Problem of educational iniquity is so big, we need to channel future leaders into they system.

The program: commit 2 years to high poverty communities. Both helps kids and shapes leaders.

This is a solvable problem. Kids do have the potential. She rejects silver bullet theories. It will take hard work. 2/3rds of her people end up staying in education, but some leave. And that is good too.

Goal is to keep growing. Last year 25,000 applicants. 7,000 teachers next year. We are seeing reasons for hope – schools are improving…snowball is rolling. New Orleans is changing.

General Thoughts

Warren Buffett: if you want to fix public schools, make private schools illegal.

We need political will.

Change is necessary.

Need reform from within plus political will. Takeaway from Aspen Ideas Festival. Someone needs to be a chancellor, someone needs to be a mayor.

Michelle has a billion dollar budget, showing that big institutions can help to make change because of their resources if organized properly.

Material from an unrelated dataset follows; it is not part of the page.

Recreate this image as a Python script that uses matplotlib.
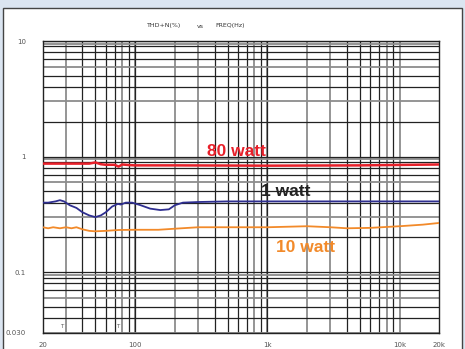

Leaders are putting kids first.

Cities are incubators for nationwide change (i.e. a one-sized fits all approach might not work).

Political will is absolutely crucial: Michelle *needs* Fenti (mayor) to make it work. Closed 15 restructured 27 fired 1/3 of principals. Most politicians fold under the pressure.

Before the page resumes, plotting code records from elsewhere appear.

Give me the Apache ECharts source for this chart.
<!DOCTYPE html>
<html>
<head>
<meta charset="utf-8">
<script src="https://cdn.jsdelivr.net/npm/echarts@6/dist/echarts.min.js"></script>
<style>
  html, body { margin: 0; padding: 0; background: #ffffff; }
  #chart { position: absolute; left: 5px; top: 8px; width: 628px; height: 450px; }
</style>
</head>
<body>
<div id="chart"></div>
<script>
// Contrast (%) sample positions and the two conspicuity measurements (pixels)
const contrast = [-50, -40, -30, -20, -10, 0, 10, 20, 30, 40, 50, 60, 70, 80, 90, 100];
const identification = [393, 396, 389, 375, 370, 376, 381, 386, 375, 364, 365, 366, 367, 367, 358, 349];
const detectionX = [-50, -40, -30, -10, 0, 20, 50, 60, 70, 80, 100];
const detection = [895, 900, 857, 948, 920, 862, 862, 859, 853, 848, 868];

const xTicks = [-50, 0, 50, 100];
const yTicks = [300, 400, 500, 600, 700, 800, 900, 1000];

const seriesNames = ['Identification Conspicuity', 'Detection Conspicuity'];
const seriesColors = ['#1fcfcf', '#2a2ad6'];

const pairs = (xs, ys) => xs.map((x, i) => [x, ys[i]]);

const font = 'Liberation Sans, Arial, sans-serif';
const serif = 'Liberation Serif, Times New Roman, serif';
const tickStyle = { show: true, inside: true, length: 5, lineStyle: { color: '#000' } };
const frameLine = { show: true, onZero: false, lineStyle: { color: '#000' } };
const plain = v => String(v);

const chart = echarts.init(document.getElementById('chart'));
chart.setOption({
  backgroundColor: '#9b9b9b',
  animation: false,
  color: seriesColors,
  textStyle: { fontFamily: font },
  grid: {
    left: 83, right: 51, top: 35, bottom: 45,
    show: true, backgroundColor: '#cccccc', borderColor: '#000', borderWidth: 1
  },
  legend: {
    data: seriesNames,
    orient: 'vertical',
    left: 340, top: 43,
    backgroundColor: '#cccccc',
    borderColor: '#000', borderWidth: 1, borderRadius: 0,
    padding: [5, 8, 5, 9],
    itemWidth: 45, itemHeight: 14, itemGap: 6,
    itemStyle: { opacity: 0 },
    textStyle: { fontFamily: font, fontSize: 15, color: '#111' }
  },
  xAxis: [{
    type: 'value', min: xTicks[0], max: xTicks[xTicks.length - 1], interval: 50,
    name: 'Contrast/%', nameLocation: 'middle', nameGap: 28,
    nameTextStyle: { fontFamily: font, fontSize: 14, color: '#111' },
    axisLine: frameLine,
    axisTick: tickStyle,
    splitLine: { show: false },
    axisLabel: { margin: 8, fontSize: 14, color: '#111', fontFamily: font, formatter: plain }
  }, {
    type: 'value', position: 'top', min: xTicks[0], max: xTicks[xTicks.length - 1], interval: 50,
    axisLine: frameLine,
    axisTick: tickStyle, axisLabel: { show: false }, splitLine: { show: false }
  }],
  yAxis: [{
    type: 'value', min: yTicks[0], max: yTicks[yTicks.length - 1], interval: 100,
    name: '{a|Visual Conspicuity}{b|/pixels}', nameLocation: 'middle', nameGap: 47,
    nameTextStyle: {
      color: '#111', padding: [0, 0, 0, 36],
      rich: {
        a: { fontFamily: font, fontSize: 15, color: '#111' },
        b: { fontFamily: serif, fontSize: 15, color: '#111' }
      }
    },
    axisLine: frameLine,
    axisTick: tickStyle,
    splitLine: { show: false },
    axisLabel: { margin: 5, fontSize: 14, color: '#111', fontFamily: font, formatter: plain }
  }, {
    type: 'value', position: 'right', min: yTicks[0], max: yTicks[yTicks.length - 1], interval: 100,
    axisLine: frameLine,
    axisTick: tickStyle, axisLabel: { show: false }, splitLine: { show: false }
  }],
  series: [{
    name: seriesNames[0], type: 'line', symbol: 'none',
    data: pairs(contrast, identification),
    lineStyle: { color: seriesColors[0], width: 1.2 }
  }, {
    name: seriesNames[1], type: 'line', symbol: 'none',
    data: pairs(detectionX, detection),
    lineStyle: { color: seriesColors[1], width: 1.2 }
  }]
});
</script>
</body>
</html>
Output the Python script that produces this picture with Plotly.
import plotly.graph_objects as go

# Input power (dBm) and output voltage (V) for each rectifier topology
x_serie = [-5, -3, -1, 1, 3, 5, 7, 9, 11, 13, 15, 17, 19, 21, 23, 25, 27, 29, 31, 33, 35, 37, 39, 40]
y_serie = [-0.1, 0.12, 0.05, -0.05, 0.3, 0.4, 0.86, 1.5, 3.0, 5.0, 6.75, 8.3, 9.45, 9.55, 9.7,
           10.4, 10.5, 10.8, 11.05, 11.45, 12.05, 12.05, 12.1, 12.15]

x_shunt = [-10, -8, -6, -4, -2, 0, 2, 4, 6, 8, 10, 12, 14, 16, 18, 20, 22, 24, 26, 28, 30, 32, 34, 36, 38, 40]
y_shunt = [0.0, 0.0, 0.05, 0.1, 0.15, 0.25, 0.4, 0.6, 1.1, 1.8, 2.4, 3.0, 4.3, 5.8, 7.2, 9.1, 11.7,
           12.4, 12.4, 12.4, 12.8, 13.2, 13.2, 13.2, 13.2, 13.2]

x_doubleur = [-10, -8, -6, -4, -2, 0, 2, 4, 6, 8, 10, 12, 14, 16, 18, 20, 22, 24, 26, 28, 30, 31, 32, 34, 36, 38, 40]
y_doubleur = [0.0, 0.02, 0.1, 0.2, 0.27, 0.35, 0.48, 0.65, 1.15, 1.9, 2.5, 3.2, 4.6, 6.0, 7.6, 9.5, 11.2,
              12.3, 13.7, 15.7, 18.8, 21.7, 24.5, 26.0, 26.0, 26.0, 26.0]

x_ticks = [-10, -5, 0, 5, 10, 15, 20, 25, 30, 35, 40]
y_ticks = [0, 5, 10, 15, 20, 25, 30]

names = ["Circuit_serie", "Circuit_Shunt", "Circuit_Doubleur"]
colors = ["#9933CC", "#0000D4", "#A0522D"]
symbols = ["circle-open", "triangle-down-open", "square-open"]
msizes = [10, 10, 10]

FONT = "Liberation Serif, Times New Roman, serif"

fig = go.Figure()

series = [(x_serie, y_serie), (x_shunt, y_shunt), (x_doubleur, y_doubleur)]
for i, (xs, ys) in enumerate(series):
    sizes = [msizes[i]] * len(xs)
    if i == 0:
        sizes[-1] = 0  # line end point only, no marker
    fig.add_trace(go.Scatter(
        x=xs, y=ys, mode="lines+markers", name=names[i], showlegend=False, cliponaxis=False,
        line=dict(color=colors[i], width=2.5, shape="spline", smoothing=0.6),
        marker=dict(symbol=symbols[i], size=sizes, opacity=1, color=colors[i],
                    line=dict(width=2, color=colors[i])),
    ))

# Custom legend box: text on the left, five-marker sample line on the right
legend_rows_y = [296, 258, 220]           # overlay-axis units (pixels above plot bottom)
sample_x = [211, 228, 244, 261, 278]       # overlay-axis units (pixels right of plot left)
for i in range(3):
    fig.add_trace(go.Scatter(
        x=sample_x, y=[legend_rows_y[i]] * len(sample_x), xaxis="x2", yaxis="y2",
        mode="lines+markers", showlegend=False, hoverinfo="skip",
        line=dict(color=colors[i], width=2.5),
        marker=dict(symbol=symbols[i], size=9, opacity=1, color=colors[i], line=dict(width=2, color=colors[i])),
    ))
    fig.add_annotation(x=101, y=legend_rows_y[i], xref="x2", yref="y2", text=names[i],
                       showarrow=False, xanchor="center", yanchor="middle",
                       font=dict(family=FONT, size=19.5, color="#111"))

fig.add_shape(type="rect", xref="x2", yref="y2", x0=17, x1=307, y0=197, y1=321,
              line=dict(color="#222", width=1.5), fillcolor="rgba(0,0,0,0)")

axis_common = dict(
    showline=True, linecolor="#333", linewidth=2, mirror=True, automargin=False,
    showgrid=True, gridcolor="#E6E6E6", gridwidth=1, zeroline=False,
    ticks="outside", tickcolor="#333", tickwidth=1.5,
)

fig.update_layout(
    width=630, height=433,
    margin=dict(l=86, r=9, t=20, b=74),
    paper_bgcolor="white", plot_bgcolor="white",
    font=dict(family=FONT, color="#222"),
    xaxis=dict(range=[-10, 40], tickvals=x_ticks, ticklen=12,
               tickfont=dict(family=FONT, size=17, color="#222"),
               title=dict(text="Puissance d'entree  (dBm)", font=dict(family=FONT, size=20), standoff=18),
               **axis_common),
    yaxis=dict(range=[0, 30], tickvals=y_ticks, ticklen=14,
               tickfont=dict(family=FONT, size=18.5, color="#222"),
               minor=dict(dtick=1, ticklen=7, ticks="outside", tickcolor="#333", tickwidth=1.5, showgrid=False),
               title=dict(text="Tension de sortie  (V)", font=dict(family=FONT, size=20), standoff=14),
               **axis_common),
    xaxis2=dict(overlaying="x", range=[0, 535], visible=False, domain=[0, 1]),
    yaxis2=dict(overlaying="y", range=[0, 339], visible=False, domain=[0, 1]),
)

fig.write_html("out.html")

We need unrelenting leaders like Kevin.

Ms. Rhee’s compensation system is being funded by foundations…charter schools are worried, but ultimately public school competition is necessary.

The end goal: we are so far from where we need to go. We need systems of schools to have systems like what we have in GE. We need much better efficiency.

Limit is not the kids: it is the getting the right adults.

Leadership is important. Adrian Fenti saw Klein in New York did it…followed him. We need a different kind of leadership. Elect Kevin.

How can graduate schools of ed help? People are taking watered down approach. We need the systems themselves to retain, attract, train best talent. Need more research.

We have not embraced the technological revolution enough. Someone needs to pioneer the technology revolution in schools.

We have a crisis. We need to make people realize the implications: Economic development, public safety etc.

How are we going to save the economy? Education.